What I mean is that this anime thing has been a learning experience. I never knew that kids in high school ostracized each other for liking anime. Now, I will say that in high school, it might hurt you on the dating side, but there were nerd girls and geek girls long before Sam Johnson started his Kickstarter comic projects, so there was that.

From what I remember, anime put you in the same category as bringing Transformers and GI Joe action figures to school in sixth grade to play with during recess. It wasn’t limited to toys either; comics, baseball cards, and video games put you in a box, but the box wasn’t a monolith. The guy who is great in sports, handsome, and popular isn’t in the same category as the nerd. That’s obvious, but the nerd who was also, say, connected to a popular cousin notorious for fighting is also in a different box. That was me. My cousin and I went to the same school until he moved. I didn’t get bullied because of him. After he left, I did get picked on, but by then, as one person put it, twenty years later, when I was a junior, I was known as one of the popular bad kids. Graffiti art became my obsession, and many of the people in that group were taggers and artists. Krylon is free, and I’ll say less.

It could have been my sophomore year, though. I think it was a creative writing course that I took in which I called my teacher a b*tch in one of my journals. I can see her face but can’t remember her name. But I am grateful to her even if I did shrink in my chair after she read it out loud. I did make amends to her before I knew what those were, but I am grateful to her, as those journals were a lifeline.
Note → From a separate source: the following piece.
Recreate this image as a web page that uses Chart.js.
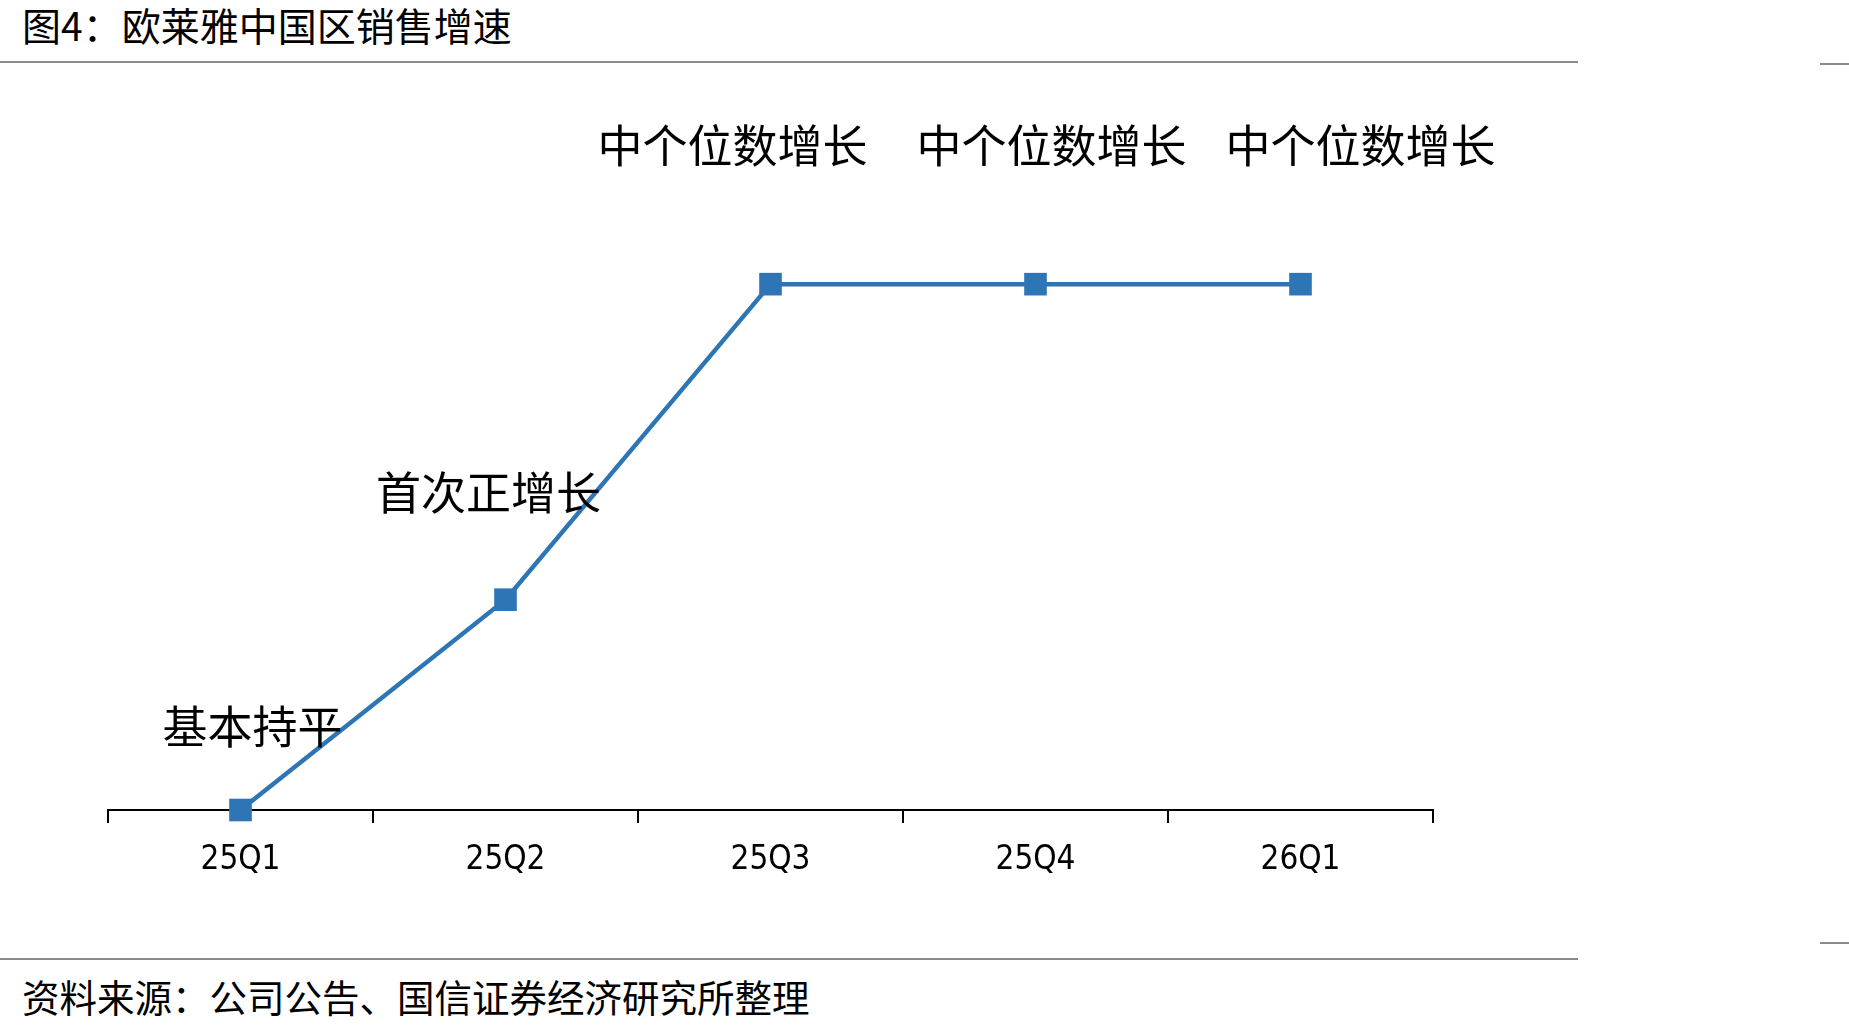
<html>
  <head>
    <meta charset="utf-8">
    <title>欧莱雅中国区销售增速</title>
    <style>
      body {
        margin: 0;
        width: 1849px;
        height: 1031px;
        position: relative;
        background: #fff;
        font-family: "Noto Sans CJK SC", sans-serif;
        color: #000;
        overflow: hidden;
      }
      .title, .source {
        position: absolute;
        left: 22px;
        line-height: 48px;
        white-space: nowrap;
      }
      .title { top: 0px; font-size: 39px; }
      .source { top: 972px; font-size: 37.5px; }
      .rule {
        position: absolute;
        height: 2px;
        background: #8a8a8a;
      }
      canvas {
        position: absolute;
        left: 0;
        top: 0;
      }
    </style>
  </head>
  <body>
    <div class="title">图4：欧莱雅中国区销售增速</div>
    <div class="rule" style="left:0;top:61px;width:1578px"></div>
    <div class="rule" style="left:1820px;top:63px;width:29px"></div>
    <div class="rule" style="left:0;top:958px;width:1578px"></div>
    <div class="rule" style="left:1820px;top:942px;width:29px"></div>
    <div class="source">资料来源：公司公告、国信证券经济研究所整理</div>
    <canvas id="growthChart" width="1849" height="1031"></canvas>

    <script src="https://cdn.jsdelivr.net/npm/chart.js@4/dist/chart.umd.min.js"></script>
    <script>
      // quarters and the (approximate) growth level shown for each
      const quarters = ['25Q1', '25Q2', '25Q3', '25Q4', '26Q1'];
      const growthLevel = [0, 2, 5, 5, 5];
      const growthNotes = ['基本持平', '首次正增长', '中个位数增长', '中个位数增长', '中个位数增长'];

      // where each note sits relative to its point (px)
      const noteOffsets = [[12, -83], [-17, -107], [-38, -138], [16, -138], [60, -138]];

      const lineBlue = '#2E75B6';

      const notePlugin = {
        id: 'notes',
        afterDatasetsDraw(chart) {
          const meta = chart.getDatasetMeta(0);
          const ctx = chart.ctx;
          ctx.save();
          ctx.font = '45px "Noto Sans CJK SC"';
          ctx.fillStyle = '#000';
          ctx.textAlign = 'center';
          ctx.textBaseline = 'middle';
          meta.data.forEach((pt, i) => {
            const off = noteOffsets[i];
            ctx.fillText(growthNotes[i], pt.x + off[0], pt.y + off[1]);
          });
          ctx.restore();
        }
      };

      new Chart(document.getElementById('growthChart'), {
        type: 'line',
        data: {
          labels: quarters,
          datasets: [{
            data: growthLevel,
            borderColor: lineBlue,
            backgroundColor: lineBlue,
            borderWidth: 4.5,
            pointStyle: 'rect',
            pointRadius: 16,
            pointBorderWidth: 0,
            tension: 0,
            clip: false
          }]
        },
        options: {
          responsive: false,
          devicePixelRatio: 1,
          animation: false,
          layout: {
            padding: { left: 108, right: 416, top: 179, bottom: 141 }
          },
          plugins: {
            legend: { display: false },
            tooltip: { enabled: false }
          },
          scales: {
            x: {
              offset: true,
              afterFit: s => { s.height = 80; },
              border: { display: true, color: '#000', width: 2 },
              grid: {
                offset: true,
                drawOnChartArea: false,
                drawTicks: true,
                tickLength: 13,
                color: '#000',
                lineWidth: 2
              },
              ticks: {
                color: '#000',
                padding: 18,
                maxRotation: 0,
                font: { family: '"Liberation Sans Narrow", "DejaVu Sans Condensed", "Noto Sans CJK SC"', size: 33 }
              }
            },
            y: {
              display: false,
              min: 0,
              max: 6
            }
          }
        },
        plugins: [notePlugin]
      });
    </script>
  </body>
</html>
So in my mind, the nerd thing was different, as crass as it was: Revenge of the Nerds, Sixteen Candles, Goonies, Explorers, and 3 O’clock High were my shows. The latter is one of my favorite non-John Hughes movies. And though I was a so-called Black kid, you couldn’t tell me that I couldn’t be Louis, River Phoenix, or the king of the geeks, Anthony Michael Hall. Not that it matters, but I could probably write a heavy opinion piece that argues that it’s these nerds out here f*cking up the planet and shaping the algorithm to keep you divided.

Eighties Hollywood reframed what it meant to be a nerd. Every nerd had to win in the end. Nerds had to fight back, and the other thing is, nerds had friends who had their backs. Oh, and before you mention the creepy nerd aesthetic of the 90s and 2000s, we had it in the 80s, too. They also had creepy friends.

For those of you who call yourselves nerds (or any variation of that word), this isn’t to diminish whatever struggle or situation you’re going through. All I’m saying is, the way I hear it now, being a nerd is actually being cool. I guess that can be credited to the influx of corporate dollars. I know people don’t like corporations. They use funny words like “corpos,” as if a corporation isn’t made up of individual people. So if the corporation is just awful, the people who run it may or may not be? One really isn’t separate from the other. But give corporations and money credit: corporations helped popularize what it means to be a nerd. So is it still tough out there to be a nerd for you? And when you were growing up, what was your story?

I didn’t want to make this a big, huge, long essay. I want to start a conversation about what it means to be a nerd and about nerd culture. Personally, I don’t like the word. I think—at the end of Revenge of the Nerds, the first one—everybody comes up to the stage, and they’re like, “I’m a nerd.” And it really wasn’t about being a nerd. It was about being an outcast.